Depuis que le projet faisait le tour des studios hollywoodiens, il fallait bien que cela tombe : voici donc le remake made in USA du Dîner de cons de Francis Veber. Idée saugrenue qui peine à masquer la récupération mercantile d’une comédie à succès, et qui donne sous la caméra de Jay Roach (Austin Powers, Mon beau-père et moi…) un divertissement qui vire souvent au grotesque facile et à la farce indigeste.
On connait bien le fondement de base qui régit les comédies de Francis Veber : un couple de personnages antinomiques qui vont devoir cohabiter de force le temps d’une histoire, pour le meilleur et pour le pire. Ce postulat sied également très bien à la comédie régressive à l’américaine (et semble se propager, voir l’article consacré à Date limite), où le principe déclencheur du rire est basé en grande partie sur la surenchère. Le trait s’en trouve donc renforcé : Paul Rudd (Tim) fait plus gendre idéal que Thierry Lhermitte, Steve Carell (Barry) fait preuve d’une bêtise et d’un infantilisme abyssaux, et les situations sont poussées au niveau maximum de démonstration de bouffonnerie. Le récit n’est plus circonscrit à une seule unité de lieu et de temps, et gagne en ampleur par le biais d’un enjeu primaire : ramener le meilleur idiot au diner pour bénéficier d’une promotion dans l’entreprise. The Dinner vogue ainsi d’une séquence à une autre comme autant de sketches refermés sur eux-mêmes, ce qui lui permet de déplier tout un éventail de personnages tous plus dingues que les autres.

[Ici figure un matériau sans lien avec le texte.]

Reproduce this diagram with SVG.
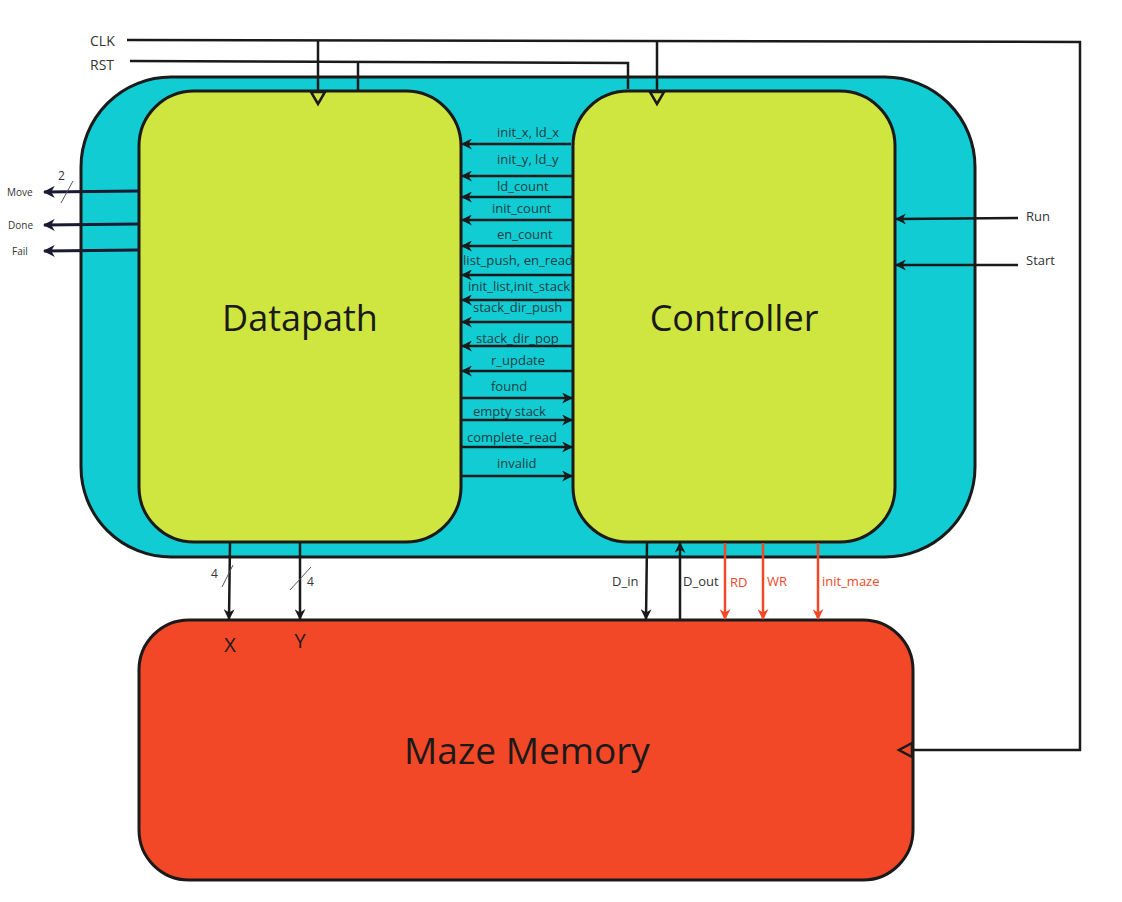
<svg xmlns="http://www.w3.org/2000/svg" width="1122" height="902" viewBox="0 0 1122 902">
<defs>
<style>
.blk{stroke:#1a1a1a;stroke-width:3}
.ln{stroke:#1a1a1a;stroke-width:2.5;fill:none}
.nv{stroke:#1a1a33;stroke-width:3;fill:none}
.rd{stroke:#f24827;stroke-width:2.5;fill:none}
.thin{stroke:#555;stroke-width:1;fill:none}
.sig{font-family:"Open Sans",sans-serif;font-size:13px;fill:#1f3d42}
.lbl{font-family:"Open Sans",sans-serif;font-size:13px;fill:#333}
.sm{font-family:"Open Sans",sans-serif;font-size:10px;fill:#333}
.big{font-family:"Open Sans",sans-serif;font-size:36px;fill:#1a1a1a;text-anchor:middle}
.rl{font-family:"Open Sans",sans-serif;font-size:13px;fill:#f24827}
</style>
<marker id="a" viewBox="0 0 10 10" refX="9" refY="5" markerWidth="11" markerHeight="11" markerUnits="userSpaceOnUse" orient="auto">
<path d="M0,0 L10,5 L0,10 L3,5 z" fill="#1a1a1a"/>
</marker>
<marker id="an" viewBox="0 0 10 10" refX="9" refY="5" markerWidth="12" markerHeight="12" markerUnits="userSpaceOnUse" orient="auto">
<path d="M0,0 L10,5 L0,10 L3,5 z" fill="#1a1a33"/>
</marker>
<marker id="ar" viewBox="0 0 10 10" refX="9" refY="5" markerWidth="11" markerHeight="11" markerUnits="userSpaceOnUse" orient="auto">
<path d="M0,0 L10,5 L0,10 L3,5 z" fill="#f24827"/>
</marker>
</defs>
<rect width="1122" height="902" fill="#ffffff"/>

<g id="system">
<rect x="81" y="77" width="894" height="480" rx="90" fill="#12ccd4" class="blk"/>
</g>
<g id="datapath">
<rect x="139" y="91" width="322" height="451" rx="55" fill="#cfe640" class="blk"/>
<text x="300" y="331" class="big">Datapath</text>
</g>
<g id="controller">
<rect x="573" y="91" width="322" height="451" rx="55" fill="#cfe640" class="blk"/>
<text x="734" y="331" class="big">Controller</text>
</g>
<g id="memory">
<rect x="139" y="620" width="774" height="260" rx="50" fill="#f24827" class="blk"/>
<text x="527" y="764" class="big" style="font-size:37px">Maze Memory</text>
<text x="230" y="652" text-anchor="middle" style="font-family:'Open Sans',sans-serif;font-size:20px;fill:#1a1a1a">X</text>
<text x="300" y="648" text-anchor="middle" style="font-family:'Open Sans',sans-serif;font-size:20px;fill:#1a1a1a">Y</text>
</g>

<g id="connectors">
<!-- CLK -->
<text x="90" y="46" style="font-family:'Open Sans',sans-serif;font-size:14px;fill:#333">CLK</text>
<polyline points="127,40 1080,42 1080,750 913,750" class="ln"/>
<line x1="318" y1="41" x2="318" y2="91" class="ln"/>
<line x1="657" y1="42" x2="657" y2="91" class="ln"/>
<polygon points="311,92 325,92 318,104" fill="none" class="ln"/>
<polygon points="650,92 664,92 657,104" fill="none" class="ln"/>
<polygon points="912,743 912,757 899,750" fill="none" class="ln"/>
<!-- RST -->
<text x="90" y="70" style="font-family:'Open Sans',sans-serif;font-size:14px;fill:#333">RST</text>
<polyline points="130,61 628,63 628,89" class="ln"/>
<line x1="358" y1="62" x2="358" y2="91" class="ln"/>

<!-- controller to datapath -->
<line x1="571" y1="144" x2="462" y2="144" class="ln" marker-end="url(#a)"/>
<line x1="573" y1="176" x2="462" y2="176" class="ln" marker-end="url(#a)"/>
<line x1="573" y1="197" x2="462" y2="197" class="ln" marker-end="url(#a)"/>
<line x1="573" y1="220" x2="462" y2="220" class="ln" marker-end="url(#a)"/>
<line x1="573" y1="246" x2="462" y2="246" class="ln" marker-end="url(#a)"/>
<line x1="573" y1="275" x2="462" y2="275" class="ln" marker-end="url(#a)"/>
<line x1="573" y1="300" x2="462" y2="300" class="ln" marker-end="url(#a)"/>
<line x1="573" y1="322" x2="462" y2="322" class="ln" marker-end="url(#a)"/>
<line x1="573" y1="346" x2="462" y2="346" class="ln" marker-end="url(#a)"/>
<line x1="573" y1="371" x2="462" y2="371" class="ln" marker-end="url(#a)"/>
<text x="497" y="137" class="sig">init_x, ld_x</text>
<text x="497" y="164" class="sig">init_y, ld_y</text>
<text x="497" y="191" class="sig">ld_count</text>
<text x="492" y="213" class="sig">init_count</text>
<text x="497" y="239" class="sig">en_count</text>
<text x="463" y="265" class="sig" textLength="110" lengthAdjust="spacingAndGlyphs">list_push, en_read</text>
<text x="468" y="291" class="sig" textLength="102" lengthAdjust="spacingAndGlyphs">init_list,init_stack</text>
<text x="473" y="312" class="sig">stack_dir_push</text>
<text x="476" y="343" class="sig">stack_dir_pop</text>
<text x="491" y="365" class="sig">r_update</text>
<!-- datapath to controller -->
<line x1="461" y1="398" x2="572" y2="398" class="ln" marker-end="url(#a)"/>
<line x1="461" y1="420" x2="572" y2="420" class="ln" marker-end="url(#a)"/>
<line x1="461" y1="447" x2="572" y2="447" class="ln" marker-end="url(#a)"/>
<line x1="461" y1="476" x2="572" y2="476" class="ln" marker-end="url(#a)"/>
<text x="491" y="391" class="sig">found</text>
<text x="473" y="416" class="sig">empty stack</text>
<text x="467" y="442" class="sig">complete_read</text>
<text x="497" y="468" class="sig">invalid</text>

<!-- outputs -->
<line x1="139" y1="191" x2="44" y2="192" class="nv" marker-end="url(#an)"/>
<line x1="139" y1="224" x2="44" y2="225" class="nv" marker-end="url(#an)"/>
<line x1="139" y1="250" x2="44" y2="251" class="nv" marker-end="url(#an)"/>
<text x="7" y="196" class="sm">Move</text>
<text x="8" y="229" class="sm">Done</text>
<text x="12" y="255" class="sm">Fail</text>
<text x="58" y="180" class="sm" style="font-size:12px">2</text>
<line x1="73" y1="181" x2="61" y2="203" class="thin"/>

<!-- Run / Start -->
<line x1="1018" y1="218" x2="896" y2="219" class="ln" marker-end="url(#a)"/>
<line x1="1018" y1="265" x2="896" y2="265" class="ln" marker-end="url(#a)"/>
<text x="1026" y="221" class="lbl">Run</text>
<text x="1026" y="265" class="lbl">Start</text>

<!-- X / Y -->
<line x1="230" y1="543" x2="229" y2="619" class="ln" marker-end="url(#a)"/>
<line x1="300" y1="543" x2="300" y2="619" class="ln" marker-end="url(#a)"/>
<line x1="233" y1="565" x2="222" y2="587" class="thin"/>
<line x1="311" y1="567" x2="290" y2="590" class="thin"/>
<text x="211" y="578" class="lbl" style="font-size:12px">4</text>
<text x="307" y="586" class="lbl" style="font-size:12px">4</text>

<!-- data -->
<line x1="647" y1="543" x2="646" y2="619" class="ln" marker-end="url(#a)"/>
<line x1="680" y1="620" x2="680" y2="543" class="ln" marker-end="url(#a)"/>
<text x="612" y="586" class="lbl">D_in</text>
<text x="683" y="586" class="lbl">D_out</text>
<line x1="725" y1="543" x2="725" y2="619" class="rd" marker-end="url(#ar)"/>
<line x1="763" y1="543" x2="763" y2="619" class="rd" marker-end="url(#ar)"/>
<line x1="818" y1="543" x2="818" y2="619" class="rd" marker-end="url(#ar)"/>
<text x="730" y="587" class="rl">RD</text>
<text x="767" y="586" class="rl">WR</text>
<text x="822" y="586" class="rl">init_maze</text>
</g>
</svg>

Que gagne donc ce remake à vouloir en faire plus que l’original ? Il y gagne en longueur et en répétitions ce qu’il y perd en bons mots. Le transfert d’une petite comédie française au pays de l’oncle Sam donne lieu à un déploiement d’artillerie lourde, reposant sur un Steve Carell en roue libre, cabotin, qui roule des yeux et sort les dents en permanence pour signifier la bêtise de son personnage. Difficile d’y rester insensible, car l’ensemble devient fatigant à la longue (quelques rires nerveux sont à prévoir). Chaque séquence déroule le même manuel, à savoir : comment Barry va-t-il réussir à tout faire foirer et pourrir (bien involontairement) la vie de Tim ? Veber avait au moins le mérite de faire confiance à la qualité de ses joutes verbales, alors que Roach travestit les situations par des changements successifs de lieu, des déchainements de cocasseries (un artiste contemporain totalement perché, une maîtresse sado-maso, un inspecteur des impôts hypnotiseur…) comme pour redonner du sang frais à un film qui n’en a pas. Étouffé par les singeries de Steve Carell et la loufoquerie démente des personnages secondaires, le récit cahote jusqu’à la fameuse scène du diner, sommet de surenchère comique abrutissante. The Dinner n’est un remake que dans la mesure où il enrobe le scénario original de Veber d’une grosse couche d’artifices comiques, de rajouts intempestifs et de transposition de clichés français en stéréotypes de la culture américaine. C’est un bien piètre effort qui ne suscite qu’une récompense très limitée, quel que soit le type de public auquel s’adresse cette gentille pantalonnade.